The book is part of Turtledove’s Crosstime Traffic series, in which economically meddlesome chrononauts pop in and out of various parallel universes. In The Gladiator, they function as a time-traveling Nockian Remnant, guardians of markets in the multiverse.
The young protagonists are languishing in shared squalor in Italy when they encounter a board game about railroads and free enterprise in a gaming shop secretly run by visitors from a parallel universe—an idea perfectly calibrated for the intended audience of teens who love a good dystopia but may not have any memories of the battle with communism in our own timeline.
MUSEUM
Gulag History Museum
Ronald Bailey
The Gulag History Museum, located just outside the Garden Ring Road in Moscow, somberly memorializes the 15 million to 18 million Soviet citizens imprisoned and 1.5 million murdered by the communist regime in the vast system of forced labor camps known as the gulag. Gulag is a Russian acronym for Chief Administration of Corrective Labor Camps and Colonies. The system’s 300 prisons and 1,700 prison colonies were closed only after dictator Josef Stalin’s death in 1953.
The now-defunct Soviet Union would certainly never have allowed the creation of a museum as “a center for studying, comprehending, and openly discussing the history of mass repression in the USSR.” For visitors, a collection of battered iron and wooden cell doors powerfully evokes the brutality of communism. Other artifacts include the crude tools with which prisoners were forced to labor and their ragged uniforms and thin-soled shoes, inadequate to protect against Russian winters.

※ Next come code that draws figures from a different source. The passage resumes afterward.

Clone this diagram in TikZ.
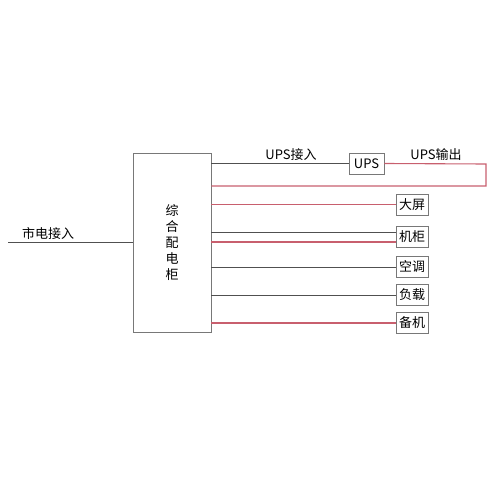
\documentclass[tikz,border=0pt]{standalone}
\usepackage{fontspec}
\usepackage{tikz}
\usetikzlibrary{positioning}
\newfontfamily\cjk{Noto Sans CJK SC}
\definecolor{feedred}{RGB}{200,95,110}
\definecolor{feedgray}{RGB}{80,80,80}
\definecolor{boxgray}{RGB}{120,120,120}

\begin{document}
\begin{tikzpicture}[x=1pt,y=-1pt,
    every node/.style={font=\cjk\fontsize{13}{16}\selectfont, inner sep=0pt},
    devbox/.style={draw=boxgray, line width=0.9pt, minimum width=32pt, minimum height=21pt},
    redfeed/.style={draw=feedred, line width=1.1pt},
    grayfeed/.style={draw=feedgray, line width=0.9pt}]
    \useasboundingbox (0,0) rectangle (500,500);

    \node[draw=boxgray, line width=0.9pt, minimum width=78pt, minimum height=179pt] at (172,242.5) (cab) {};
    \node[align=center, font=\cjk\fontsize{13}{16}\selectfont] at (172,243) (cabtext) {综\\合\\配\\电\\柜};

    \coordinate (mains) at (8,242);
    \draw[grayfeed] (mains) -- (cab.west |- mains);
    \node[anchor=south, inner sep=2pt] at (48,242) (mainslabel) {市电接入};

    \node[devbox, minimum width=35pt] at (366.5,163.5) (ups) {UPS};
    \draw[grayfeed] (cab.east |- ups.west) -- (ups.west);
    \node at (291,155) (upsin) {UPS接入};
    \node at (436,155) (upsout) {UPS输出};
    \coordinate (turn1) at (486,164);
    \coordinate (turn2) at (486,186);
    \draw[redfeed] (ups.east) -- (turn1) -- (turn2) -- (cab.east |- turn2);

    \node[devbox] at (412,204.5) (screen) {大屏};
    \node[devbox] at (412,237) (rack) {机柜};
    \node[devbox] at (412,267) (aircon) {空调};
    \node[devbox] at (412,295) (load) {负载};
    \node[devbox] at (412,323) (spare) {备机};

    \draw[redfeed] (cab.east |- screen.west) -- (screen.west);
    \draw[grayfeed] ([yshift=5pt]cab.east |- rack.west) -- ([yshift=5pt]rack.west);
    \draw[redfeed] ([yshift=-5pt]cab.east |- rack.west) -- ([yshift=-5pt]rack.west);
    \draw[grayfeed] (cab.east |- aircon.west) -- (aircon.west);
    \draw[grayfeed] (cab.east |- load.west) -- (load.west);
    \draw[redfeed] (cab.east |- spare.west) -- (spare.west);
\end{tikzpicture}
\end{document}
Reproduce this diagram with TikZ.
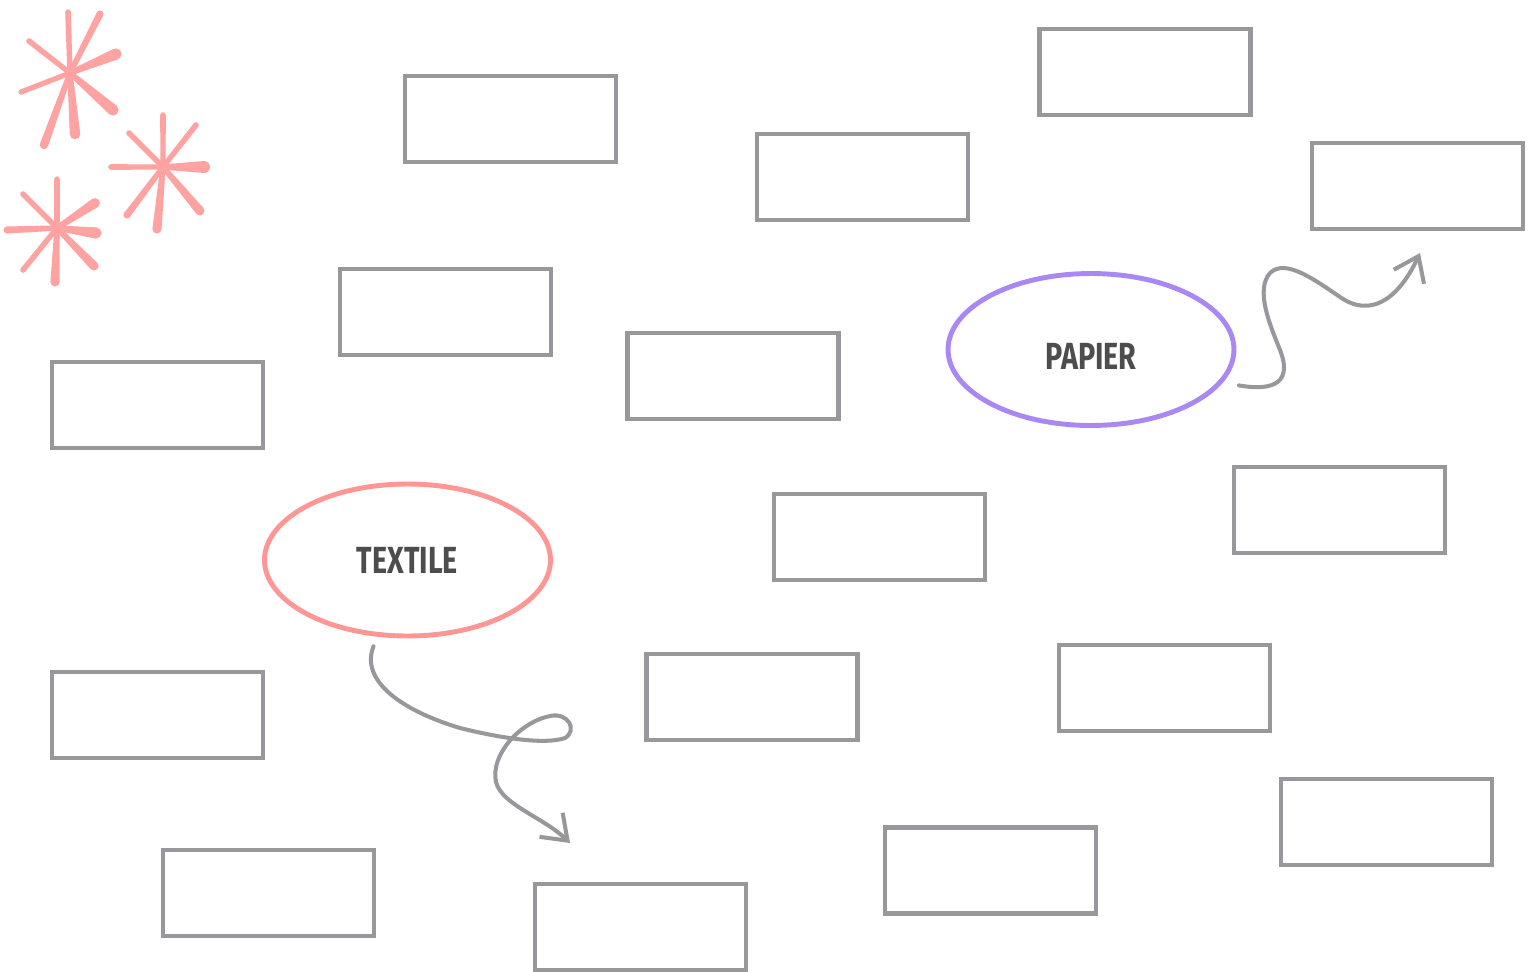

The museum unfolds painful stories of various individual prisoners and their families through photographs, documents, and interactive video displays. Visitors can even listen to recordings in which Gulag survivors directly relate their unjust imprisonment and grim lives in the camps. Most of the information is translated into English. That’s apt, as the mentalities that led to this systematized oppression are not restricted to one nation or one people.